Makers need a planet which is hospitable to human life. Bookmakers don’t.
Ever wonder how people can care so little for the future of the planet? That’s easy: Climate change’s greatest devastation won’t begin for decades. Bookmakers only worry about the next quarterly report.
And as the air and water quality decline, they know they’ll be able to move to other, more hospitable climes.
The novel Interface was co-authored by renowned sci-fi author Neal Stephenson. Unlike Cory Doctorow, I’m not sure it’s one of his best works. Literary questions aside, its premise is flawed: Today’s ultra-rich don’t want to get your opinions so they can tell politicians what to think.

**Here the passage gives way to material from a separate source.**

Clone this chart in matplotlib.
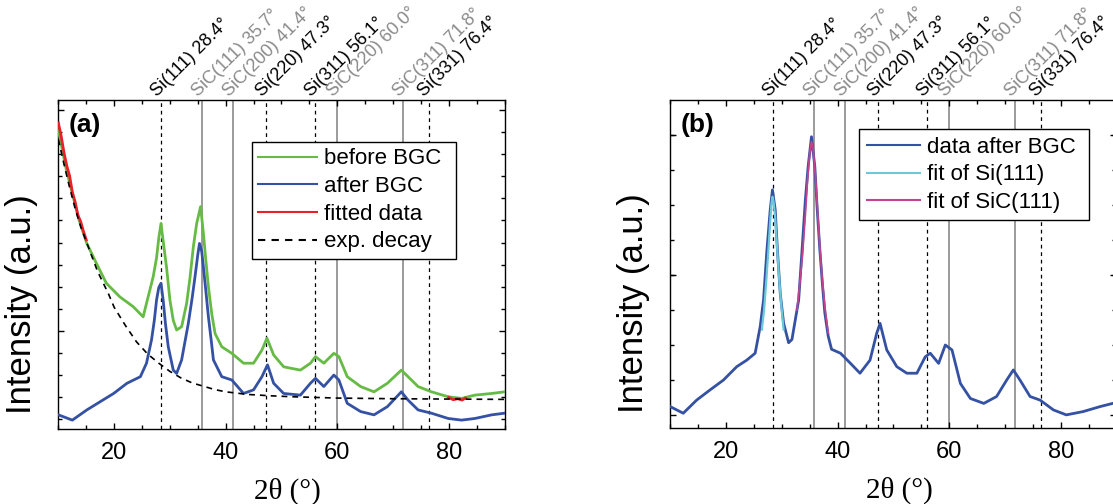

They intend to tell you what to think, and they may have the resources to do it.
But then, Neal Stephenson couldn’t have known that back in the pre-Citizens United days of 1994.
The Bookies have a message for the future – for the millions who will become refugees because of coastal flooding, for the growing ranks of the impoverished at home and abroad, for those who would have no hope of a better life in their agenda is enacted. The message is this:
“We’ll never convince you to take personal responsibility for your lives …”
That kind of talk, the kind of talk we heard on the Romney video, may be illogical and cruel. But they’re human, after all, and this kind of thinking anesthetizes their consciences so they can close the next deal. It even lets them shut out any thought of the world their own descendants will inherit.
Our children’s children’s children: What a bunch of takers.
Who are the powerful people Mitt Romney represents? They’re the Bookies. They build nothing, create nothing, contribute nothing. They gamble on the futures of others and don’t care who wins or loses. They’re radical, and they’re angry (See “The Radical Rich“). And, increasingly, they’re in control.
Grim forecasts don’t necessarily disturb them. They can hedge anything, even the future. And they’ll be dead and gone before the coming generations pay the greatest price of their success. In the meantime there’s good money to be made. You can even made a profit by betting against tomorrow.
It’s like they say: There’s a market for everything.